Magnetic Properties as a Proxy for Predicting Fine-Particle-Bound Heavy Metals in a Support Vector Machine Approach.

Abstract

The development of a reasonable statistical method of predicting the concentrations of fine-particle-bound heavy metals remains challenging. In this study, daily PM2.5 samples were collected within four different seasons from a Chinese mega-city. The annual average PM2.5 concentrations determined in industrial, city center, and suburban areas were 90, 81, and 85 μg m-3, respectively. Environmental magnetic measurements, including magnetic susceptibility, anhysteretic remanent magnetization, isothermal remanent magnetization, hysteresis loops, and thermomagnetism, indicated that the main magnetic mineral of PM2.5 is low-coercivity pseudosingle domain (PSD) magnetite. Using a support vector machine (SVM), both the volume- and mass-related concentrations of heavy metals were predicted by the PM2.5 mass concentrations and meteorological factors, with or without magnetic properties as input variables.

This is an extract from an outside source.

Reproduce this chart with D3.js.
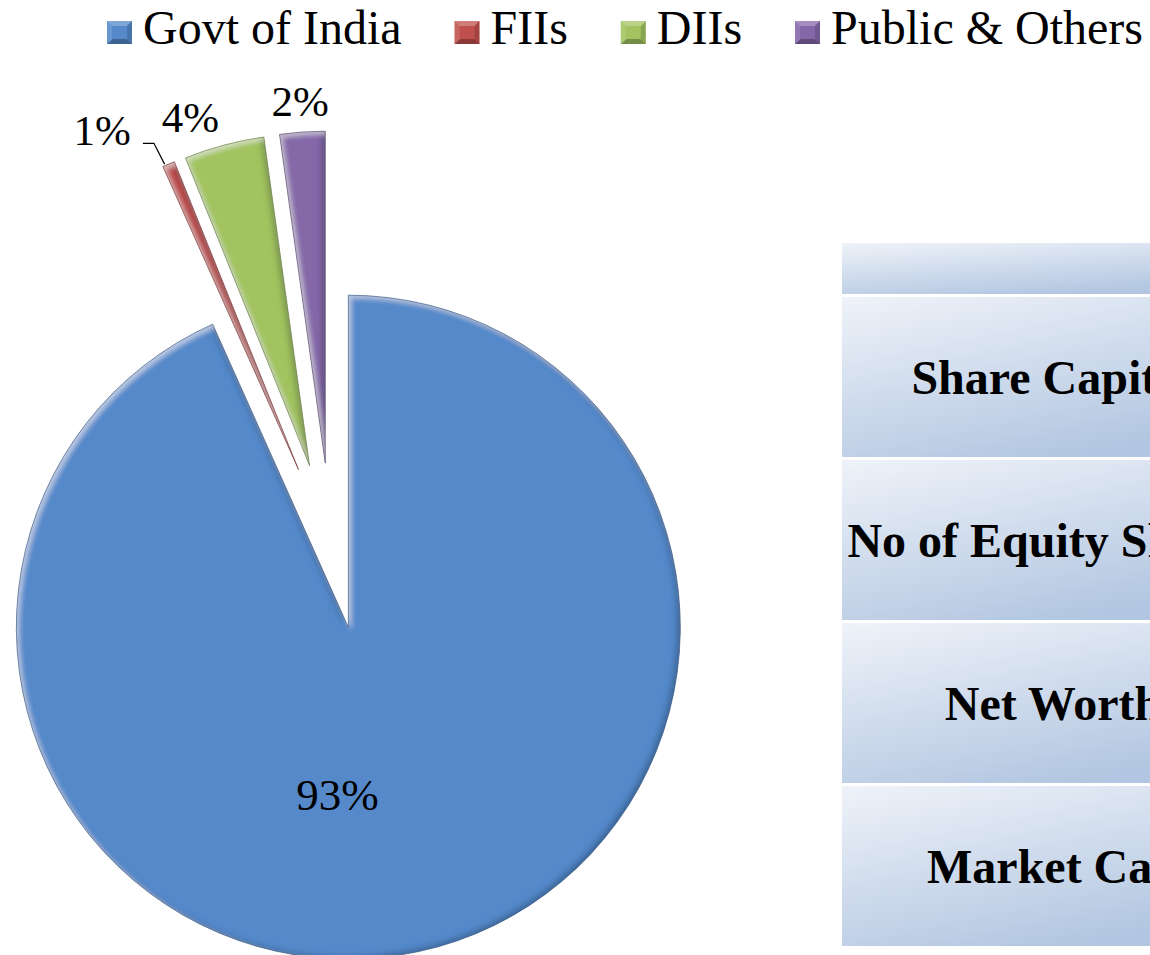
<!DOCTYPE html>
<html>
<head>
<meta charset="utf-8">
<script src="https://cdn.jsdelivr.net/npm/d3@7"></script>
<style>
  html, body { margin: 0; padding: 0; background: #fff; }
  svg { display: block; }
</style>
</head>
<body>
<div id="chart"></div>
<script>
// shareholding pattern
const categories = ["Govt of India", "FIIs", "DIIs", "Public & Others"];
const shares = [93.3, 0.6, 3.9, 2.2];
const colors = ["#5589ca", "#c0504d", "#a2c35f", "#8467a8"];

// rows of the side table (only the left part is visible)
const tableRows = ["", "Share Capital", "No of Equity Shares", "Net Worth", "Market Cap"];

const width = 1150, height = 955;
const pieCenter = { x: 331, y: 546 };
const radius = 332;
const explode = 83;
// excel moved some labels sideways to avoid each other
const labelNudge = [15.8, -7, -3.9, 0];
const labelRadius = [167, 392, 369, 363];

const svg = d3.select("#chart").append("svg")
    .attr("width", width)
    .attr("height", height)
    .style("font-family", "'Liberation Serif', 'Times New Roman', serif");

const defs = svg.append("defs");

// bevel-ish look: dark inner edge bottom-right, light inner edge top-left
// (region is in the slice's local coords, slices are translated to their centre)
const bevel = defs.append("filter")
    .attr("id", "bevel")
    .attr("filterUnits", "userSpaceOnUse")
    .attr("x", -radius - 20).attr("y", -radius - 20)
    .attr("width", 2 * radius + 40).attr("height", 2 * radius + 40);
bevel.append("feComponentTransfer").attr("in", "SourceAlpha").attr("result", "inv")
    .append("feFuncA").attr("type", "table").attr("tableValues", "1 0");
bevel.append("feOffset").attr("in", "inv").attr("dx", -3).attr("dy", -2).attr("result", "invDR");
bevel.append("feGaussianBlur").attr("in", "invDR").attr("stdDeviation", 3).attr("result", "blurDR");
bevel.append("feFlood").attr("flood-color", "#0b1a33").attr("flood-opacity", 0.55).attr("result", "darkCol");
bevel.append("feComposite").attr("in", "darkCol").attr("in2", "blurDR").attr("operator", "in").attr("result", "dark");
bevel.append("feComposite").attr("in", "dark").attr("in2", "SourceAlpha").attr("operator", "in").attr("result", "darkIn");
bevel.append("feOffset").attr("in", "inv").attr("dx", 3).attr("dy", 3).attr("result", "invUL");
bevel.append("feGaussianBlur").attr("in", "invUL").attr("stdDeviation", 2.5).attr("result", "blurUL");
bevel.append("feFlood").attr("flood-color", "#ffffff").attr("flood-opacity", 0.45).attr("result", "lightCol");
bevel.append("feComposite").attr("in", "lightCol").attr("in2", "blurUL").attr("operator", "in").attr("result", "light");
bevel.append("feComposite").attr("in", "light").attr("in2", "SourceAlpha").attr("operator", "in").attr("result", "lightIn");
const merge = bevel.append("feMerge");
merge.append("feMergeNode").attr("in", "SourceGraphic");
merge.append("feMergeNode").attr("in", "darkIn");
merge.append("feMergeNode").attr("in", "lightIn");

const cellGrad = defs.append("linearGradient")
    .attr("id", "cellGrad")
    .attr("x1", 0).attr("y1", 0).attr("x2", 0.55).attr("y2", 1);
cellGrad.append("stop").attr("offset", "0%").attr("stop-color", "#eff3f9");
cellGrad.append("stop").attr("offset", "100%").attr("stop-color", "#b2c6e1");

// ---- pie ----
const pie = d3.pie().sort(null).value(d => d);
const arcs = pie(shares);
const arc = d3.arc().innerRadius(0).outerRadius(radius);

function sliceCenter(d) {
    const mid = (d.startAngle + d.endAngle) / 2;
    return { x: pieCenter.x + Math.sin(mid) * explode, y: pieCenter.y - Math.cos(mid) * explode };
}

const slices = svg.append("g");
slices.selectAll("path")
    .data(arcs)
    .enter().append("path")
    .attr("transform", d => { const c = sliceCenter(d); return `translate(${c.x},${c.y})`; })
    .attr("d", arc)
    .attr("fill", (d, i) => colors[i])
    .attr("filter", "url(#bevel)");

// thin dark outline at the slice rims
slices.selectAll("path.rim")
    .data(arcs)
    .enter().append("path")
    .attr("class", "rim")
    .attr("transform", d => { const c = sliceCenter(d); return `translate(${c.x},${c.y})`; })
    .attr("d", arc)
    .attr("fill", "none")
    .attr("stroke", (d, i) => d3.color(colors[i]).darker(1.4))
    .attr("stroke-width", 1)
    .attr("stroke-opacity", 0.6);

// ---- data labels ----
const labels = svg.append("g");
arcs.forEach((d, i) => {
    const c = sliceCenter(d);
    const ang = (d.startAngle + d.endAngle) / 2 + labelNudge[i] * Math.PI / 180;
    const lx = c.x + Math.sin(ang) * labelRadius[i];
    const ly = c.y - Math.cos(ang) * labelRadius[i];
    const t = labels.append("text")
        .attr("x", lx)
        .attr("y", ly)
        .attr("dy", "0.35em")
        .attr("text-anchor", "middle")
        .attr("font-size", i === 0 ? 45 : 43)
        .attr("fill", "#000")
        .text(Math.round(shares[i]) + "%");

    if (i === 1) {
        // leader line from the label to the slim slice tip
        const w = t.node().getComputedTextLength();
        const mid = (d.startAngle + d.endAngle) / 2;
        const tip = { x: c.x + Math.sin(mid) * radius, y: c.y - Math.cos(mid) * radius };
        const sx = lx + w / 2 + 12, sy = ly + 13;
        labels.append("path")
            .attr("d", `M${sx},${sy} L${sx + 11},${sy} L${tip.x - 4},${tip.y}`)
            .attr("fill", "none")
            .attr("stroke", "#000")
            .attr("stroke-width", 1.2);
    }
});

// ---- legend ----
// items are spread across the top, from legendLeft to legendRight
const legendLeft = 107, legendRight = 1143, markerGap = 36, s = 25;
const legend = svg.append("g");
const items = categories.map((name, i) => {
    const g = legend.append("g");
    g.append("rect").attr("width", s).attr("height", s - 2).attr("fill", colors[i]);
    // pyramid shading
    g.append("path").attr("d", `M0,0 L${s},0 L${s / 2},${s / 2} Z`).attr("fill", "#fff").attr("opacity", 0.25);
    g.append("path").attr("d", `M0,0 L0,${s - 2} L${s / 2},${s / 2} Z`).attr("fill", "#fff").attr("opacity", 0.12);
    g.append("path").attr("d", `M${s},0 L${s},${s - 2} L${s / 2},${s / 2} Z`).attr("fill", "#000").attr("opacity", 0.15);
    g.append("path").attr("d", `M0,${s - 2} L${s},${s - 2} L${s / 2},${s / 2} Z`).attr("fill", "#000").attr("opacity", 0.28);
    g.append("rect").attr("x", 5).attr("y", 5).attr("width", s - 10).attr("height", s - 12)
        .attr("fill", colors[i]);
    const t = g.append("text")
        .attr("x", markerGap)
        .attr("y", 23)
        .attr("font-size", 48)
        .attr("fill", "#000")
        .text(name);
    return { g, w: markerGap + t.node().getComputedTextLength() };
});
const totalW = d3.sum(items, d => d.w);
const itemGap = (legendRight - legendLeft - totalW) / (items.length - 1);
let lx = legendLeft;
items.forEach(it => {
    it.g.attr("transform", `translate(${lx},21)`);
    lx += it.w + itemGap;
});

// ---- side table ----
const table = svg.append("g");
const tableX = 842, tableW = 422, tableTop = 243, headH = 51, rowH = 160, gap = 3;
let ry = tableTop;
tableRows.forEach((name, i) => {
    const h = i === 0 ? headH : rowH;
    table.append("rect")
        .attr("x", tableX)
        .attr("y", ry)
        .attr("width", tableW)
        .attr("height", h)
        .attr("fill", "url(#cellGrad)");
    if (name) {
        table.append("text")
            .attr("x", tableX + tableW / 2)
            .attr("y", ry + h / 2)
            .attr("dy", "0.35em")
            .attr("text-anchor", "middle")
            .attr("font-size", 48)
            .attr("font-weight", "bold")
            .attr("fill", "#000")
            .text(name);
    }
    ry += h + gap;
});
</script>
</body>
</html>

The inclusion of magnetic variables significantly improved the prediction results for most heavy metals. Predictions based on models that included the magnetic properties of the metals Al, Fe, Mn, Ni, and Ti were promising, with R values of >0.8 in both the training and the test stages as well as relatively low errors. Our results demonstrate that the inclusion of environmental magnetism in a SVM approach aids in the effective monitoring and assessment of airborne heavy-metal contamination in cities.